- Exercise goal
Starting at the first line of the data below, retype every line up to and including the one containing "dotted_y = [3.2e-13, 1e-11, 2.3e-7]".

- Recorded data
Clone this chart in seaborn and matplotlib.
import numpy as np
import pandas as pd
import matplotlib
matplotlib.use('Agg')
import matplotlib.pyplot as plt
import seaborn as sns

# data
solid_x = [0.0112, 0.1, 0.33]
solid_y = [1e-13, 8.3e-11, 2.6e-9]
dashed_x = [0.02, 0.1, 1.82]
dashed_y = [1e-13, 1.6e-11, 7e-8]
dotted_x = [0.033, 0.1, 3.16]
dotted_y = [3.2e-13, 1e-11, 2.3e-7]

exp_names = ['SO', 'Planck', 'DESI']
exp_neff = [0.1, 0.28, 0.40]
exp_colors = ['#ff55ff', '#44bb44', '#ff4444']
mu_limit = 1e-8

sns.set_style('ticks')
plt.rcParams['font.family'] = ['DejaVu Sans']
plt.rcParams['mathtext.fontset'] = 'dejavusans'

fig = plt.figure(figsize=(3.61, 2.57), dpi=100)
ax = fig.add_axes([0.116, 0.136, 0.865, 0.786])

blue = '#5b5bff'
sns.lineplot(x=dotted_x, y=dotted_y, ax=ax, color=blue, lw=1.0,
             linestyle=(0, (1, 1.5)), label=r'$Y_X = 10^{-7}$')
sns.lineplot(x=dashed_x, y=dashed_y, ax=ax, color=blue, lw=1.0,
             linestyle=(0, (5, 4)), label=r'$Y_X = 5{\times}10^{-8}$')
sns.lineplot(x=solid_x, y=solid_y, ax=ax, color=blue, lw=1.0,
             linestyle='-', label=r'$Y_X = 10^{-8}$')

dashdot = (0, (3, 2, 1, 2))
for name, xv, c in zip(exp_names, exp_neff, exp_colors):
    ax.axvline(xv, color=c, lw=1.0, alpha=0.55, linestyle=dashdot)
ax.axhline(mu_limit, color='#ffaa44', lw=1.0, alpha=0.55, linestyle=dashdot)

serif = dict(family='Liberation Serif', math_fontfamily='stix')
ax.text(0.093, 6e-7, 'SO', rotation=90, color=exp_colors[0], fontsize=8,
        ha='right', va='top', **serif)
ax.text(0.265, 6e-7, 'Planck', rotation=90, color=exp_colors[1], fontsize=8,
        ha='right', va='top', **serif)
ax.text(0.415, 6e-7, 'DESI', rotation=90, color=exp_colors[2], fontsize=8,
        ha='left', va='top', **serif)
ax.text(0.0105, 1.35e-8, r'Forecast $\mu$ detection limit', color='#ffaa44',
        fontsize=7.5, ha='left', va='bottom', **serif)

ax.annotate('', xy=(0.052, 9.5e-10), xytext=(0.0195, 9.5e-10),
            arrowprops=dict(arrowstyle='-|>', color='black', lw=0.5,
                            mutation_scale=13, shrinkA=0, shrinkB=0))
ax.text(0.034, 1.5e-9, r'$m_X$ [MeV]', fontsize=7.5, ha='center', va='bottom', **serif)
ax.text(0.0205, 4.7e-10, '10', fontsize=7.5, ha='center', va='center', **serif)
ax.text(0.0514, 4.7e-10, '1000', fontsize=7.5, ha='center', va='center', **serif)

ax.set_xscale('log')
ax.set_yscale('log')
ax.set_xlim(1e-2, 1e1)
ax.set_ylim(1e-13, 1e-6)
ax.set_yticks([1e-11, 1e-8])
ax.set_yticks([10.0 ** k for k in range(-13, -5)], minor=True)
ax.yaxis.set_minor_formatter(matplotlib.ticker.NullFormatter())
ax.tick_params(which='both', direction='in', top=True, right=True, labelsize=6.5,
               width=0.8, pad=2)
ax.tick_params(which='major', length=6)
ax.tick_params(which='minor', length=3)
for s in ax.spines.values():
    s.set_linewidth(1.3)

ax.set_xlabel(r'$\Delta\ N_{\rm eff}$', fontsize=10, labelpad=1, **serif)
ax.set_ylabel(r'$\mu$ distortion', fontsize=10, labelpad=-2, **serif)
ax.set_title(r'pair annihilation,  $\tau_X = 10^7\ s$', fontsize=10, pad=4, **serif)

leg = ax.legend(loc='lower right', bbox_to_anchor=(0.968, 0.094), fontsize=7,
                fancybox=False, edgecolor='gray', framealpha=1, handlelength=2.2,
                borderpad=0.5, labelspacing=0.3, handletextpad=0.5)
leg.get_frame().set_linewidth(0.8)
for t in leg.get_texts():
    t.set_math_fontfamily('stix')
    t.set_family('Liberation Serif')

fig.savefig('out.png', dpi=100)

- Correct response
Clone this chart in seaborn and matplotlib.
import numpy as np
import pandas as pd
import matplotlib
matplotlib.use('Agg')
import matplotlib.pyplot as plt
import seaborn as sns

# data
solid_x = [0.0112, 0.1, 0.33]
solid_y = [1e-13, 8.3e-11, 2.6e-9]
dashed_x = [0.02, 0.1, 1.82]
dashed_y = [1e-13, 1.6e-11, 7e-8]
dotted_x = [0.033, 0.1, 3.16]
dotted_y = [3.2e-13, 1e-11, 2.3e-7]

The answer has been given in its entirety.